Il y a une deuxième question que peut-être nous pouvons nous poser. Nous avons entendu cette parole de l’évangile : « La femme, laissant là sa cruche, va à la rencontre de ses amis et rechercher ses voisins du village de Sychar d’où elle était venue pour puiser au puits de Jacob. » Vous avez remarqué ce « laissant là sa cruche » ? Qui veut dire : Laissant là son souci personnel. Elle était venue avec ses interrogations au puits. Elle était venue avec ses questions, avec ses soucis, avec ses peines probablement. La peine de ne pas être bien acceptée des autres, étant donnée sa situation conjugale. La peine d’être mise de côté. Elle portait cela comme un poids, et voilà que la parole de Jésus lui permet de ne même plus aller chercher l’eau au fond du puits. Elle oublie ses soucis, elle oublie ses peines, elle oublie ses interrogations, ses questions, peut-être sa peine d’être mise à l’écart. Elle oublie cela, et elle repart toute joyeuse parce que Jésus lui a communiqué l’envie de dire aux autres. Jésus lui a communiqué l’envie d’avoir soif aussi de la foi des autres, c’est très important.

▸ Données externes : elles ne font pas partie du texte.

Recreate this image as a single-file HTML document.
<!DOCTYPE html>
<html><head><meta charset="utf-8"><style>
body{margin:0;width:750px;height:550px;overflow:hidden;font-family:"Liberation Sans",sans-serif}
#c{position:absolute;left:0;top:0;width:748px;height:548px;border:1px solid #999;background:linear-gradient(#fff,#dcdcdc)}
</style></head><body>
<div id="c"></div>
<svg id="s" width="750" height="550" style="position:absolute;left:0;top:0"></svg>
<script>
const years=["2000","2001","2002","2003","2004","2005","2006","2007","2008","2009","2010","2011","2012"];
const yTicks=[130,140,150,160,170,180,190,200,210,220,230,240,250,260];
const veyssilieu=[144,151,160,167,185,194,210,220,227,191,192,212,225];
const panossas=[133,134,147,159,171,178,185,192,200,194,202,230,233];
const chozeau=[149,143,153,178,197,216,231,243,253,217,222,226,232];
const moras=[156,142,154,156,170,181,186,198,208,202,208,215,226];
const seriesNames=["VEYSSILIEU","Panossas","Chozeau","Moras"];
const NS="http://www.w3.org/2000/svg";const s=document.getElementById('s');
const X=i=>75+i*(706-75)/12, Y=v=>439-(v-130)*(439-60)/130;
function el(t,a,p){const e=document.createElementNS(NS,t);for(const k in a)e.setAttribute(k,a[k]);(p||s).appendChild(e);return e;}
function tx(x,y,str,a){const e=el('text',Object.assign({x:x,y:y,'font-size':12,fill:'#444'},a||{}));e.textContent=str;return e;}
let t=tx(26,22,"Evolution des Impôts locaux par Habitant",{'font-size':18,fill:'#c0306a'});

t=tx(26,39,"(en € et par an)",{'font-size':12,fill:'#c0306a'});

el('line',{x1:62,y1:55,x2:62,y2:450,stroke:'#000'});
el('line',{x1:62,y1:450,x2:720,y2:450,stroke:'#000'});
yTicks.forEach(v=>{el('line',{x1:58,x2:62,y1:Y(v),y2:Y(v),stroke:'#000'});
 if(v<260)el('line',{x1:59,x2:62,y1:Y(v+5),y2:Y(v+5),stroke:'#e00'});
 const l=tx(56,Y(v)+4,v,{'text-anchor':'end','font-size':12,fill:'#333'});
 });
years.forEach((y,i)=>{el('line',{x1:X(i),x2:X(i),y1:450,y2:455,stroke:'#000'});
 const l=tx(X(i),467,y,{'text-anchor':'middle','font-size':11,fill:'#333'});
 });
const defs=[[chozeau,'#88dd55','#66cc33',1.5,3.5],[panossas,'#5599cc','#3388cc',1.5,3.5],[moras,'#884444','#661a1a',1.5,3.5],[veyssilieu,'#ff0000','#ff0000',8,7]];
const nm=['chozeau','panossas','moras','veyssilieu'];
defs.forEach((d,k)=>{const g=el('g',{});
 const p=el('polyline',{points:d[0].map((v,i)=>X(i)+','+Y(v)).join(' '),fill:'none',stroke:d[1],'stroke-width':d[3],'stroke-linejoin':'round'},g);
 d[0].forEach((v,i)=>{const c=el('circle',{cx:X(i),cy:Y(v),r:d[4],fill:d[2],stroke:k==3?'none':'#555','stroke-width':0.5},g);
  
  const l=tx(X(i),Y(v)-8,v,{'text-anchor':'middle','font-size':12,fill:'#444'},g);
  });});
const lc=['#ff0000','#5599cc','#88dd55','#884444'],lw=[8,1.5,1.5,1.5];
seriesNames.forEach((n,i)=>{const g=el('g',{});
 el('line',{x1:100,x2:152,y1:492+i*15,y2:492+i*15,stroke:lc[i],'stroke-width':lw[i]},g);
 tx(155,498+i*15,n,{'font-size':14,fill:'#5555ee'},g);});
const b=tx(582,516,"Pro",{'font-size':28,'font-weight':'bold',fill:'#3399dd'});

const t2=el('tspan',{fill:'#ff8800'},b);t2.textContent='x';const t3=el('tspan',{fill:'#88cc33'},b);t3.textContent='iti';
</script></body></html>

Nous sommes là aujourd’hui avec toutes ces questions, et nous entendons le Seigneur dire : « Tu n’as pas encore exploré jusqu’au bout toutes les ressources de mon amour. »
Alors, au milieu du Carême, au milieu des soucis que nous portons, au milieu du souci que peut-être nous avons pour ce monde dans lequel nous sommes, qui ne semble pas toujours très inquiet spirituellement, qui ne court pas dans les églises, qui ne cherche pas. Peut-être que nous nous interrogeons aussi : Pourquoi il y a-t-il tant d’indifférence religieuse ? Ou bien nous entendons le Seigneur dire : Cela n’est jamais fini de la découverte de Dieu et de son amour pour tous.
Accueillons cette bonne nouvelle des paroles d’aujourd’hui que nous venons d’entendre. Et accueillons avec nous les catéchumènes qui cherchent à entendre la parole du Seigneur et l’assurance de son amour pour tous.